Beeston phones with approval.

The sides agree on the $10 million.

March 13, Dunedin.

While the amount has been agreed upon, the structure has not been settled. In fact, the deal almost falls apart.

One club makes an offer of similar monies over two years, while the Yankees offered a bonus of almost $9 million on a minor-league deal. One team offered $10 million — after the sides agreed.

“The Yankees scouted him several times in big tryout camps and smaller settings in simulated games,” Hernandez says.

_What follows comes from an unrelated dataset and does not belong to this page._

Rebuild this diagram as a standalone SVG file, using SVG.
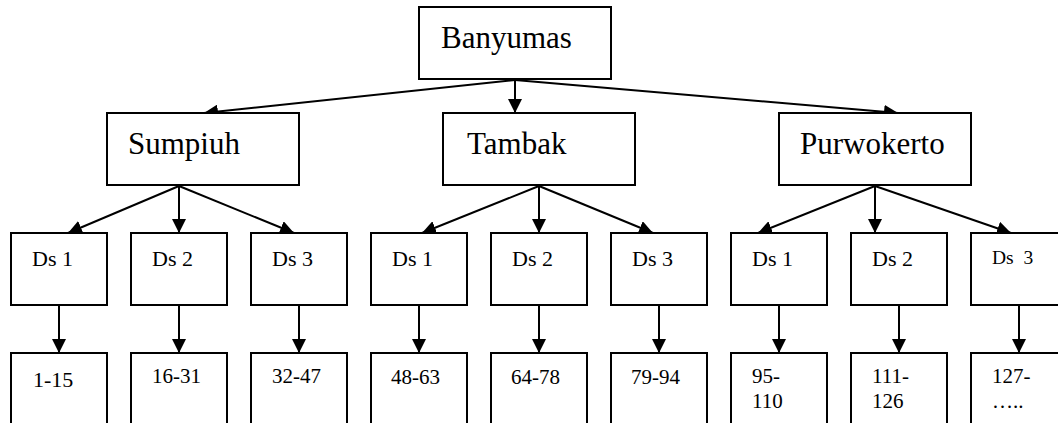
<svg xmlns="http://www.w3.org/2000/svg" width="1058" height="423" viewBox="0 0 1058 423">
<style>
rect{fill:#fff;stroke:#000;stroke-width:2}
text{font-family:"Liberation Serif","Times New Roman",serif;fill:#000;white-space:pre}
.big{font-size:31px}
.ds{font-size:22px}
.num{font-size:21px}
#connectors line{stroke:#000;stroke-width:2;marker-end:url(#ah)}
</style>
<defs>
<marker id="ah" markerUnits="userSpaceOnUse" markerWidth="14" markerHeight="14" refX="14" refY="7" orient="auto" viewBox="0 0 14 14">
<path d="M0,0 L14,7 L0,14 z" fill="#000"/>
</marker>
</defs>
<rect x="0" y="0" width="1058" height="423" style="stroke:none"/>
<g id="connectors">
<line x1="515" y1="80" x2="204" y2="113"/>
<line x1="515" y1="80" x2="515" y2="113"/>
<line x1="515" y1="80" x2="898" y2="113"/>
<line x1="179" y1="186" x2="68" y2="233"/>
<line x1="179" y1="186" x2="179" y2="233"/>
<line x1="179" y1="186" x2="294" y2="233"/>
<line x1="539" y1="186" x2="422" y2="233"/>
<line x1="539" y1="186" x2="539" y2="233"/>
<line x1="539" y1="186" x2="653" y2="233"/>
<line x1="875" y1="186" x2="758" y2="233"/>
<line x1="875" y1="186" x2="875" y2="233"/>
<line x1="875" y1="186" x2="1011" y2="233"/>
<line x1="59" y1="306" x2="59" y2="353"/>
<line x1="179" y1="306" x2="179" y2="353"/>
<line x1="299" y1="306" x2="299" y2="353"/>
<line x1="419" y1="306" x2="419" y2="353"/>
<line x1="539" y1="306" x2="539" y2="353"/>
<line x1="659" y1="306" x2="659" y2="353"/>
<line x1="779" y1="306" x2="779" y2="353"/>
<line x1="899" y1="306" x2="899" y2="353"/>
<line x1="1019" y1="306" x2="1019" y2="353"/>
</g>
<g id="banyumas"><rect x="419" y="7" width="192" height="72"/><text class="big" x="441" y="48">Banyumas</text></g>
<g id="sumpiuh"><rect x="107" y="113" width="192" height="72"/><text class="big" x="128" y="154">Sumpiuh</text></g>
<g id="tambak"><rect x="443" y="113" width="192" height="72"/><text class="big" x="467" y="154">Tambak</text></g>
<g id="purwokerto"><rect x="779" y="113" width="192" height="72"/><text class="big" x="800" y="154">Purwokerto</text></g>
<g id="s-ds1"><rect x="11" y="233" width="96" height="72"/><text class="ds" x="32" y="266">Ds 1</text></g>
<g id="s-ds2"><rect x="131" y="233" width="96" height="72"/><text class="ds" x="152" y="266">Ds 2</text></g>
<g id="s-ds3"><rect x="251" y="233" width="96" height="72"/><text class="ds" x="272" y="266">Ds 3</text></g>
<g id="t-ds1"><rect x="371" y="233" width="96" height="72"/><text class="ds" x="392" y="266">Ds 1</text></g>
<g id="t-ds2"><rect x="491" y="233" width="96" height="72"/><text class="ds" x="512" y="266">Ds 2</text></g>
<g id="t-ds3"><rect x="611" y="233" width="96" height="72"/><text class="ds" x="632" y="266">Ds 3</text></g>
<g id="p-ds1"><rect x="731" y="233" width="96" height="72"/><text class="ds" x="752" y="266">Ds 1</text></g>
<g id="p-ds2"><rect x="851" y="233" width="96" height="72"/><text class="ds" x="872" y="266">Ds 2</text></g>
<g id="p-ds3"><rect x="971" y="233" width="96" height="72"/><text x="992" y="264" style="font-size:19.5px">Ds  3</text></g>
<g id="n1"><rect x="11" y="353" width="96" height="90"/><text class="ds" x="33" y="387">1-15</text></g>
<g id="n2"><rect x="131" y="353" width="96" height="90"/><text class="num" x="152" y="383">16-31</text></g>
<g id="n3"><rect x="251" y="353" width="96" height="90"/><text class="num" x="272" y="383">32-47</text></g>
<g id="n4"><rect x="371" y="353" width="96" height="90"/><text class="num" x="391" y="384">48-63</text></g>
<g id="n5"><rect x="491" y="353" width="96" height="90"/><text class="num" x="511" y="384">64-78</text></g>
<g id="n6"><rect x="611" y="353" width="96" height="90"/><text class="num" x="631" y="384">79-94</text></g>
<g id="n7"><rect x="731" y="353" width="96" height="90"/><text class="num" x="752" y="383">95-</text><text class="num" x="752" y="408">110</text></g>
<g id="n8"><rect x="851" y="353" width="96" height="90"/><text class="num" x="872" y="383">111-</text><text class="num" x="872" y="408">126</text></g>
<g id="n9"><rect x="971" y="353" width="96" height="90"/><text class="num" x="992" y="383">127-</text><text class="num" x="992" y="408">…..</text></g>
</svg>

With numbers in the ball park, Hechavarria selects opportunity and chooses the Jays, who have Alex Gonzalez playing short on a one-year deal. The Yanks have Derek Jeter and are working on an extension.

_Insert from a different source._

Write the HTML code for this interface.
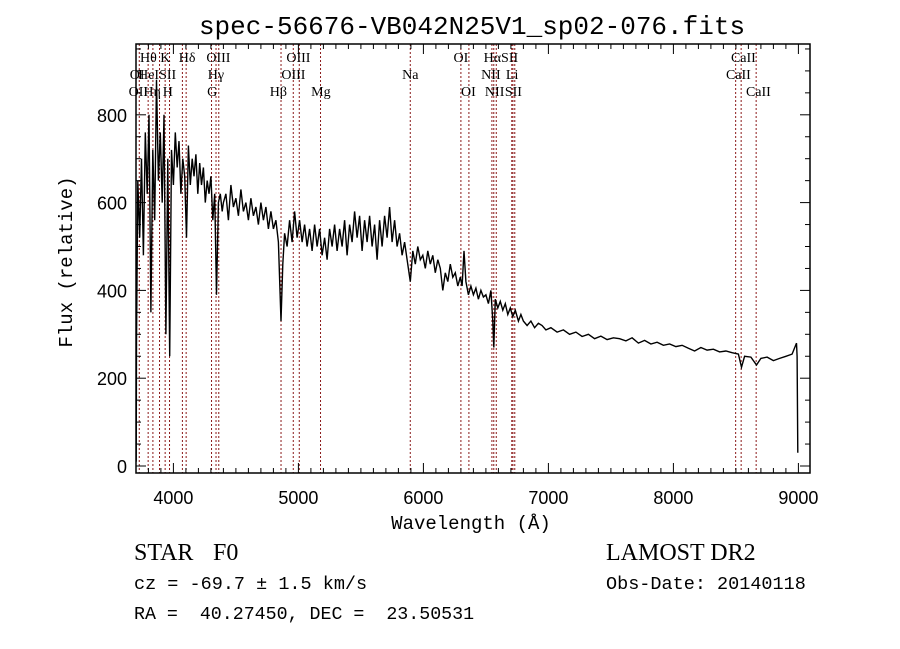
<!DOCTYPE html>
<html><head><meta charset="utf-8"><style>
body{margin:0;background:#fff;}
svg{display:block;}
text{fill:#000;}
</style></head><body>
<svg id="chart" width="900" height="649" viewBox="0 0 900 649" xmlns="http://www.w3.org/2000/svg">
<rect width="900" height="649" fill="#fff"/>
<text x="472" y="34" font-family="Liberation Mono, monospace" font-size="26" text-anchor="middle">spec-56676-VB042N25V1_sp02-076.fits</text>
<g id="lines"></g>
<g id="spec"></g>
<g id="axes"></g>
<text x="471" y="529" font-family="Liberation Mono, monospace" font-size="19" text-anchor="middle">Wavelength (Å)</text>
<text transform="translate(72,262) rotate(-90)" font-family="Liberation Mono, monospace" font-size="19" text-anchor="middle">Flux (relative)</text>
<text x="134" y="560" font-family="Liberation Serif, serif" font-size="24">STAR</text>
<text x="213" y="560" font-family="Liberation Serif, serif" font-size="24">F0</text>
<text x="606" y="560" font-family="Liberation Serif, serif" font-size="24">LAMOST DR2</text>
<text x="134" y="589" font-family="Liberation Mono, monospace" font-size="18.5" xml:space="preserve">cz = -69.7 ± 1.5 km/s</text>
<text x="606" y="589" font-family="Liberation Mono, monospace" font-size="18.5">Obs-Date: 20140118</text>
<text x="134" y="619" font-family="Liberation Mono, monospace" font-size="18.3" xml:space="preserve">RA =  40.27450, DEC =  23.50531</text>
</svg>
<script>
const waves=[3702,3705,3715,3730,3745,3760,3775,3790,3805,3820,3835,3850,3865,3880,3895,3910,3925,3940,3955,3970,3985,4000,4015,4030,4045,4060,4075,4090,4105,4120,4135,4150,4165,4180,4195,4210,4225,4240,4255,4270,4285,4300,4315,4330,4345,4360,4375,4390,
4400,4420,4440,4460,4480,4500,4520,4540,4560,4580,4600,4620,4640,4660,4680,4700,4720,4740,4760,4780,4800,4820,4840,4861,4875,4890,4910,4930,4950,4970,4990,5010,5030,5050,5070,5090,5110,5130,5150,5170,5190,5210,5230,5250,5270,5290,5310,5330,5350,5370,5390,5410,5430,5450,5470,5490,5510,5530,5550,5570,5590,5610,5630,5650,5670,5690,5710,5730,5750,5770,5790,5810,5830,5850,5870,5895,5915,5935,5955,5975,5995,6015,6035,6055,6075,6095,6115,6135,6155,6175,6195,6215,6235,6255,6275,6295,6310,6325,6340,6360,6380,6400,6420,6440,6460,6480,6500,6520,6540,6555,6563,6575,6595,6615,6635,6655,6675,6695,6715,6735,6760,6780,6800,6830,6860,6890,6920,6950,6980,
7020,7070,7120,7170,7220,7270,7320,7370,7420,7470,7520,7570,7620,7670,7720,7770,7820,7870,7920,7970,8020,8070,8120,8170,8220,8270,8320,8370,8420,8470,8520,8545,8570,8620,8665,8700,8750,8800,8850,8900,8950,8985,8990,8995];
const flux=[10,280,650,520,700,480,760,620,800,350,720,560,880,650,760,600,800,300,700,250,720,640,760,680,740,620,700,660,520,730,640,700,660,710,620,690,640,680,600,650,620,660,560,620,390,600,620,580,
600,620,560,640,590,610,570,630,580,600,560,610,570,590,550,600,560,590,540,580,540,560,510,330,460,530,500,560,510,580,520,560,510,550,500,540,490,550,500,540,480,520,470,540,500,550,490,540,500,560,480,550,510,580,520,570,490,560,510,570,500,550,470,560,500,570,520,590,510,560,500,530,480,510,470,420,490,460,500,470,480,450,490,460,480,440,470,450,400,440,420,460,430,440,410,430,410,490,420,390,410,390,405,380,400,385,390,370,400,330,270,380,360,375,355,370,345,360,340,355,330,345,330,320,330,315,325,320,310,
315,305,310,300,305,295,300,290,296,288,292,290,285,292,280,286,278,282,275,278,272,275,268,262,270,264,266,260,262,258,255,225,250,248,230,245,248,240,245,250,255,280,250,30];
const lineWaves=[3727,3798,3836,3889,3934,3969,4072,4102,4305,4341,4363,4861,4959,5007,5177,5895,6300,6364,6548,6563,6583,6707,6716,6731,8498,8542,8662];
const labelText=["Hθ","K","Hδ","OIII","OIII","OI","HαSII","CaII","OI","HeISII","Hγ","OIII","Na","NII","Li","CaII","OII","Hη","H","G","Hβ","Mg","OI","NII","SII","CaII"];
const labelWave=[3800,3935,4110,4360,5000,6300,6620,8560,3710,3870,4340,4960,5895,6540,6710,8520,3720,3830,3955,4310,4840,5180,6360,6570,6720,8680];
const labelRow=[0,0,0,0,0,0,0,0,1,1,1,1,1,1,1,1,2,2,2,2,2,2,2,2,2,2];
const xTicks=[4000,5000,6000,7000,8000,9000];
const yTicks=[0,200,400,600,800];
const NS="http://www.w3.org/2000/svg";
const L=136,R=810,T=44,B=473;
const X=w=>173.4+(w-4000)*0.125;
const Y=f=>466-f*0.439;
function mk(tag,attrs,parent){const e=document.createElementNS(NS,tag);for(const k in attrs)e.setAttribute(k,attrs[k]);parent.appendChild(e);return e;}
const lines=document.getElementById('lines');
lineWaves.forEach(w=>{const l=mk('line',{x1:X(w),x2:X(w),y1:T,y2:B,stroke:'#8b1a1a','stroke-width':1,'stroke-dasharray':'2,2'},lines);

});
labelText.forEach((t,i)=>{const e=mk('text',{x:X(labelWave[i]),y:62+labelRow[i]*17,'font-family':'Liberation Serif, serif','font-size':14,'text-anchor':'middle'},lines);e.textContent=t;

});
const spec=document.getElementById('spec');
let d='';waves.forEach((w,i)=>{d+=(i?'L':'M')+X(w).toFixed(1)+','+Y(flux[i]).toFixed(1);});
const p=mk('path',{d:d,fill:'none',stroke:'#000','stroke-width':1.4,'stroke-linejoin':'miter'},spec);


const ax=document.getElementById('axes');
const fr=mk('rect',{x:L,y:T,width:R-L,height:B-T,fill:'none',stroke:'#000','stroke-width':1.5},ax);


for(let w=3800;w<=9000;w+=100){const x=X(w);const len=(w%1000===0)?10:5;
mk('line',{x1:x,x2:x,y1:B,y2:B-len,stroke:'#000'},ax);mk('line',{x1:x,x2:x,y1:T,y2:T+len,stroke:'#000'},ax);}
for(let f=0;f<=950;f+=50){const y=Y(f);const len=(f%200===0)?10:5;
mk('line',{x1:L,x2:L+len,y1:y,y2:y,stroke:'#000'},ax);mk('line',{x1:R,x2:R-len,y1:y,y2:y,stroke:'#000'},ax);}
xTicks.forEach(v=>{const e=mk('text',{x:X(v),y:504,'font-family':'Liberation Sans, sans-serif','font-size':18,'text-anchor':'middle'},ax);e.textContent=v;

});
yTicks.forEach(v=>{const e=mk('text',{x:127,y:Y(v)+7,'font-family':'Liberation Sans, sans-serif','font-size':18,'text-anchor':'end'},ax);e.textContent=v;

});
</script>
</body></html>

Hechavarria will receive a $4-million signing bonus and a $500,000 contract in 2010. Next year he’ll earn $2 million. And in 2012-13 he’ll make $1.75 million.

“We gave everyone an equal chance,” Hernandez said.

March 14, New York.

The New York Post reports Hechavarria will sign a $10-million contract with the Jays, not the Yanks.

April 7, Weston.

Hechavarria’s visa is approved and he’ll soon fly to Tampa.

April 10, Dunedin.

Hechavarria undergoes an eye examination. The Jays doctor says he has 20-8 vision, the best eyesight the doctor has ever seen.

April 13, Rogers Centre.

Jays formally announce the signing.

“We see him a future No. 2 whole hitter,” Anthopoulos says. “If it takes two years to get here, great, if it takes three, great. It’s like signing a college junior.”

Hechavarria turns 21 Thursday.

“He’s the complete package.” Hernandez says. “The No. 1 thing about him is he’s a rare athlete. He had almost zero body fat. He’s like Michael Jordan. He could have been a wide receiver, he’s that type of athlete. He has a plus arm, plus power and an electric body.”

The Iron Curtain is no more, the best from Russia are drafted by the NHL or the NBA.

The only place where the best do not freely compete against the world’s, aside from the World Baseball Classic, are Cuban ball players.

The river has begun to flow, trickling north headed to Lake Ontario and the Rogers Centre.